### WORK INSTRUCTIONS
Under this line sits a listing. Repeat exactly and only its lines from the one holding "Clone this chart in matplotlib." through the one holding "minutes = np.arange(46) / 3.0"; skip pictures.

---- EXERCISE INPUTS

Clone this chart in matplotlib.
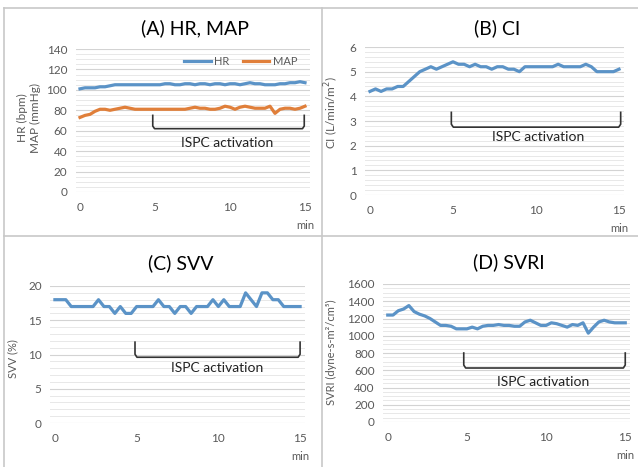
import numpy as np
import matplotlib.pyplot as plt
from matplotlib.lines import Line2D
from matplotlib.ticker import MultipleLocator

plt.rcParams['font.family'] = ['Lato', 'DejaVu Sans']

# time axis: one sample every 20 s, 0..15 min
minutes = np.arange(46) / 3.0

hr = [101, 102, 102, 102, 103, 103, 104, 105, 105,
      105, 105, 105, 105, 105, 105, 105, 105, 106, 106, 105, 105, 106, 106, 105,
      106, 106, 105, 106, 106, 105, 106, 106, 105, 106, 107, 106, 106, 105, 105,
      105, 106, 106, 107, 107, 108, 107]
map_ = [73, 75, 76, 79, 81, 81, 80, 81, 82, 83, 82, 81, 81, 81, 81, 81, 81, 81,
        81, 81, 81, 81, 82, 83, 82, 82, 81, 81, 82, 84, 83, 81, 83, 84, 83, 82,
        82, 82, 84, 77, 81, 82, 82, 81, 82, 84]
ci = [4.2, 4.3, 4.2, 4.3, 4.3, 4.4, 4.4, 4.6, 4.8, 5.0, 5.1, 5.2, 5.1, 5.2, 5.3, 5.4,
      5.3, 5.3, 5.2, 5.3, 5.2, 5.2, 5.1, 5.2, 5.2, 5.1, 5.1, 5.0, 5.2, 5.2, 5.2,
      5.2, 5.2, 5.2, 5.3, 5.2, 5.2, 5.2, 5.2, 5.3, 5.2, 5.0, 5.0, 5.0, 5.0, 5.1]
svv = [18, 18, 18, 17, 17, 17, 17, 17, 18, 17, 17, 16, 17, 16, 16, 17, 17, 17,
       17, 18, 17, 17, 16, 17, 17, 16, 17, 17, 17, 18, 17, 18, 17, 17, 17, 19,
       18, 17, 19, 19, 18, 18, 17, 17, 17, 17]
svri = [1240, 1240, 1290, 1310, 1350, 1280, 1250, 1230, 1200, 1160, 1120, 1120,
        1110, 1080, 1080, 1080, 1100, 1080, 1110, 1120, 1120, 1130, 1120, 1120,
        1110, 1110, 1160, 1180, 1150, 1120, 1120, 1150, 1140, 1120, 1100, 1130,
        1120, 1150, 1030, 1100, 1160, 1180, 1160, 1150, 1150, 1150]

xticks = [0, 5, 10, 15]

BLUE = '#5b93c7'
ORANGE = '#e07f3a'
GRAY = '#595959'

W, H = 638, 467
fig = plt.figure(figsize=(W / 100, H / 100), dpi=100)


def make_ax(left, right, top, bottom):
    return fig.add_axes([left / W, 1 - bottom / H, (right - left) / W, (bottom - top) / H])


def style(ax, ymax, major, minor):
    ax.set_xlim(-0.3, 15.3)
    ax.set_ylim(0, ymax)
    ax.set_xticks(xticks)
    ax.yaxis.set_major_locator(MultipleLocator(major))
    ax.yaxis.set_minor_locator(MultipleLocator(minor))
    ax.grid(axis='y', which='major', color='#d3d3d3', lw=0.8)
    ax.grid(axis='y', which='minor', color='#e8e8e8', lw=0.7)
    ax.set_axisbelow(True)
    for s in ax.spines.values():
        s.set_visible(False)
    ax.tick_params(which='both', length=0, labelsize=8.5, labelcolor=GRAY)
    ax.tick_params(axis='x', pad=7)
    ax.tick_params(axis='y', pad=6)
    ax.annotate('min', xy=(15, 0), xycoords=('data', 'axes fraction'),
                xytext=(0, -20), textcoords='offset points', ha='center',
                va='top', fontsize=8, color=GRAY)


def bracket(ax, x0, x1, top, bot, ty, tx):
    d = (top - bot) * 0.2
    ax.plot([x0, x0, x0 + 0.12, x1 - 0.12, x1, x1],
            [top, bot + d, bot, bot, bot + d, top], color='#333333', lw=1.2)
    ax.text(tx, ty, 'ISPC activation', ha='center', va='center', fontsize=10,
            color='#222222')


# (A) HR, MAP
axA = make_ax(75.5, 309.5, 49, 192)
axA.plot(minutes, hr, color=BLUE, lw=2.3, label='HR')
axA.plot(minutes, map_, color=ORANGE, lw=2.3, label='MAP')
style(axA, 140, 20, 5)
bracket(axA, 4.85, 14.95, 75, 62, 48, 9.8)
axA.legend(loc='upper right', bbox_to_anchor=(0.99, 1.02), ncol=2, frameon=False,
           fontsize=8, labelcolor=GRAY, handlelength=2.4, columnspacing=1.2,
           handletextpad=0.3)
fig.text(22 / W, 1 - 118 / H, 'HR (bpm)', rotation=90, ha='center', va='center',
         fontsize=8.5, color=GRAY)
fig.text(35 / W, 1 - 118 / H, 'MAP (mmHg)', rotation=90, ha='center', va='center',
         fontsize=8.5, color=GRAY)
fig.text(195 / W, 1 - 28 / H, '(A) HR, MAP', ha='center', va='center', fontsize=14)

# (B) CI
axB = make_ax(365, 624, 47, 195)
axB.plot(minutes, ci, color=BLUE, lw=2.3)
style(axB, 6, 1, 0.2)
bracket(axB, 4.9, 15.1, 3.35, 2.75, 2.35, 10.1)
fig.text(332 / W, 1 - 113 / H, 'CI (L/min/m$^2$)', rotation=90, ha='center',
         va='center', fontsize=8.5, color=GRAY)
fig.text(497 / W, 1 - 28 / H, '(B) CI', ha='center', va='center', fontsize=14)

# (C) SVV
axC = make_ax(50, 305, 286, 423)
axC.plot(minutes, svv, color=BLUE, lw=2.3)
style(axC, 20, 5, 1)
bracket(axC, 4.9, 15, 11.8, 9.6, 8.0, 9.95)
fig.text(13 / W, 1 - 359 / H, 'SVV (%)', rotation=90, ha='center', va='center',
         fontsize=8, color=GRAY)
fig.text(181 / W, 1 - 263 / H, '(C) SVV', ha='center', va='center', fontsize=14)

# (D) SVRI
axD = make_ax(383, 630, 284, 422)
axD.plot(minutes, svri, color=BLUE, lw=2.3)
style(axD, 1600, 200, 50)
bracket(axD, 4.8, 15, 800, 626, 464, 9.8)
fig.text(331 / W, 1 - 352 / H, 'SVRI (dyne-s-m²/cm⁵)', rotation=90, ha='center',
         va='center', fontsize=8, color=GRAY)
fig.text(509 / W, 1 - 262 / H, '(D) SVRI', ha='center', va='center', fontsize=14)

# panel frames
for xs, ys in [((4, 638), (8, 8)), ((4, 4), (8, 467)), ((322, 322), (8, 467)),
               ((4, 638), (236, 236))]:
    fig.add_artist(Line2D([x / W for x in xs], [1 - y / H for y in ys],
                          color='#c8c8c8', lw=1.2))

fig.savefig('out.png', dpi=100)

--------
---- EXERCISE INPUTS

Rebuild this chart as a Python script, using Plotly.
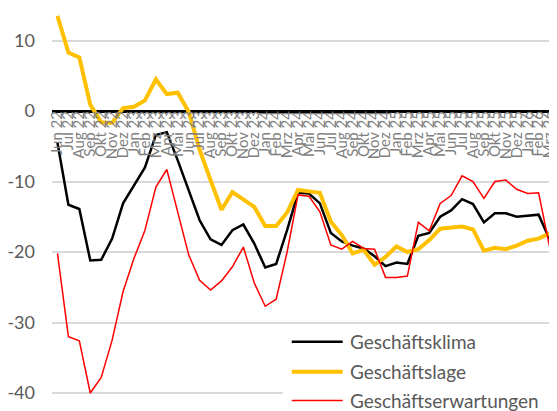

--------
---- EXERCISE INPUTS

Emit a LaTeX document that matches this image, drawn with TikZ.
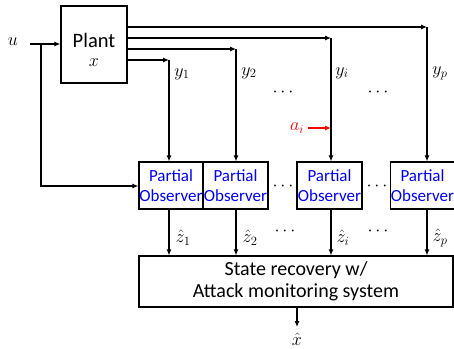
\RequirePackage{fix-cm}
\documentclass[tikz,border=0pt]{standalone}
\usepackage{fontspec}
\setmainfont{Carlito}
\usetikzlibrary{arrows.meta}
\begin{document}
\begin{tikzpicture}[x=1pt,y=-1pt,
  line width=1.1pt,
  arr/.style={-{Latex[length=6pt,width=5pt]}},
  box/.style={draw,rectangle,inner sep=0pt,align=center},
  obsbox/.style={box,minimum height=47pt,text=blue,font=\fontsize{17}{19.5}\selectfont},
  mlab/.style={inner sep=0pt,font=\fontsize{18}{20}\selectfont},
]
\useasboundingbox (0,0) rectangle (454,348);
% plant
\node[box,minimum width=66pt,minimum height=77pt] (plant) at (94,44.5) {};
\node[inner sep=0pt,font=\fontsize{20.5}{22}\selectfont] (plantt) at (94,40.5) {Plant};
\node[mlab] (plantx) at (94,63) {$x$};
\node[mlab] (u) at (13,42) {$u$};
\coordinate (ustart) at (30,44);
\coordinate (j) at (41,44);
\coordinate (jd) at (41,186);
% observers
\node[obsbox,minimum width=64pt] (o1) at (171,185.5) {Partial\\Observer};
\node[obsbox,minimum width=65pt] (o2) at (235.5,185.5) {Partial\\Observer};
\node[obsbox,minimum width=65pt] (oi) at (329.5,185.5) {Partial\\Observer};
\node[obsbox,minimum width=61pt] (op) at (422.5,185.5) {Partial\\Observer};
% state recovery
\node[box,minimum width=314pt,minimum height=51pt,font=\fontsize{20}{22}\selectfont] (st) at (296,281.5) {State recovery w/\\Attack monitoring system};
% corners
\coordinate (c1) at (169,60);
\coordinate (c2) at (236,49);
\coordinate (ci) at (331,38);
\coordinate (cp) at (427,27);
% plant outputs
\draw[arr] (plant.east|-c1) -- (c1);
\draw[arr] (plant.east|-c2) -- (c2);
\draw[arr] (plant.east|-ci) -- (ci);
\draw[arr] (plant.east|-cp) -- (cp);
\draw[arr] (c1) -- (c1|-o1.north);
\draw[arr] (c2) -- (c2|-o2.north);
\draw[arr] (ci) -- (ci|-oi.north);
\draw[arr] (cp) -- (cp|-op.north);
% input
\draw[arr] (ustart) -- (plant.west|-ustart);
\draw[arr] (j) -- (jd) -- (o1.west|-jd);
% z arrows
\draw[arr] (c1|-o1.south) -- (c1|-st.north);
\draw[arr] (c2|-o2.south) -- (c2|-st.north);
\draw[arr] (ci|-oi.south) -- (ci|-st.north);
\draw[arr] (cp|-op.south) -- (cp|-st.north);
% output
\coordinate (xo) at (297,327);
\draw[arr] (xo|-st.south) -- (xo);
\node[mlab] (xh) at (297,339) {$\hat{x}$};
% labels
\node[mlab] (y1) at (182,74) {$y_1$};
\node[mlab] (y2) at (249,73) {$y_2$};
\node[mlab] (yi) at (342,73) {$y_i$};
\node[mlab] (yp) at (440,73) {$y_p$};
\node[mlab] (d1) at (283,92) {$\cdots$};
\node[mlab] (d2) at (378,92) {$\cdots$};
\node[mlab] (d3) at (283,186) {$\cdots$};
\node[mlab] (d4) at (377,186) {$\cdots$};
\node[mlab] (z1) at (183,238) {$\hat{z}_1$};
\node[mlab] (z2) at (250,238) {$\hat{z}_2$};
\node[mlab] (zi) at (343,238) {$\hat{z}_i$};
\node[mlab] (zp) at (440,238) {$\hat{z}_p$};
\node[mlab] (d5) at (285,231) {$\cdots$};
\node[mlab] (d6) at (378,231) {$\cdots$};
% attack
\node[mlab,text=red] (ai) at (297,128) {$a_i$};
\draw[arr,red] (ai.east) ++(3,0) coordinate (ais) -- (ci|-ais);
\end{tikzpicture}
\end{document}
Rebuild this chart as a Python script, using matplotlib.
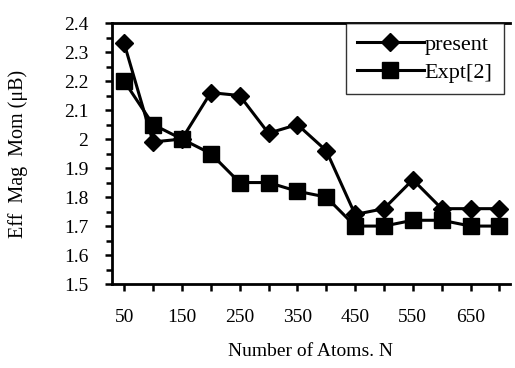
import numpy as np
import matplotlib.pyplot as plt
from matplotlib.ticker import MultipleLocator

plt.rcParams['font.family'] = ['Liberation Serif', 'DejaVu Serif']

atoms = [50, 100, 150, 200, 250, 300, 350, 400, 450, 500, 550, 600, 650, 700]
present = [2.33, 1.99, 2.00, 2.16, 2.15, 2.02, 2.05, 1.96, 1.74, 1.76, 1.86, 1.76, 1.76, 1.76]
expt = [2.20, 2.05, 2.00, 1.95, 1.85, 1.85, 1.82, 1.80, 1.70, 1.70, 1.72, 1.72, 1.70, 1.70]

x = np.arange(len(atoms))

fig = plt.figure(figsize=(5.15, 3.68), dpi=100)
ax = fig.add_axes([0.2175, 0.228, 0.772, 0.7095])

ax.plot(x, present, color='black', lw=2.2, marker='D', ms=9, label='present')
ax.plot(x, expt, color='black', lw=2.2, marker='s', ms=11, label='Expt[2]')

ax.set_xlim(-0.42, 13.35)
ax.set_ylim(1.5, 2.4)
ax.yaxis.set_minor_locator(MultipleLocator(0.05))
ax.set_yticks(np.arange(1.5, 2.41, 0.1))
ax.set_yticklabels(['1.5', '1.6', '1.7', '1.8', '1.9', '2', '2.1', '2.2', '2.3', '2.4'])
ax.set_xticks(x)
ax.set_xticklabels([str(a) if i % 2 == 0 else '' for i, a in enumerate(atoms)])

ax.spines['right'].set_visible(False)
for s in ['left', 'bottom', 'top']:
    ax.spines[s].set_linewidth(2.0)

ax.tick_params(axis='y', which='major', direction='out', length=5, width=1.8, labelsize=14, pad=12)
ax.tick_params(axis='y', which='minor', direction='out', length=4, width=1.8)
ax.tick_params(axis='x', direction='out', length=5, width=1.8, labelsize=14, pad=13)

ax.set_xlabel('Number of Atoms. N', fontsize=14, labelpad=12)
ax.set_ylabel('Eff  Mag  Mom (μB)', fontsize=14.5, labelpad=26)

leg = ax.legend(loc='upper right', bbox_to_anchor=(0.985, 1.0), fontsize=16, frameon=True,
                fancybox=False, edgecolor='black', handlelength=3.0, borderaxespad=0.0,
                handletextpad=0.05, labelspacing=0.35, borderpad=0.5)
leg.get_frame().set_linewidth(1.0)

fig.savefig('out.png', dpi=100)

--------

### REPLY
Clone this chart in matplotlib.
import numpy as np
import matplotlib.pyplot as plt
from matplotlib.lines import Line2D
from matplotlib.ticker import MultipleLocator

plt.rcParams['font.family'] = ['Lato', 'DejaVu Sans']

# time axis: one sample every 20 s, 0..15 min
minutes = np.arange(46) / 3.0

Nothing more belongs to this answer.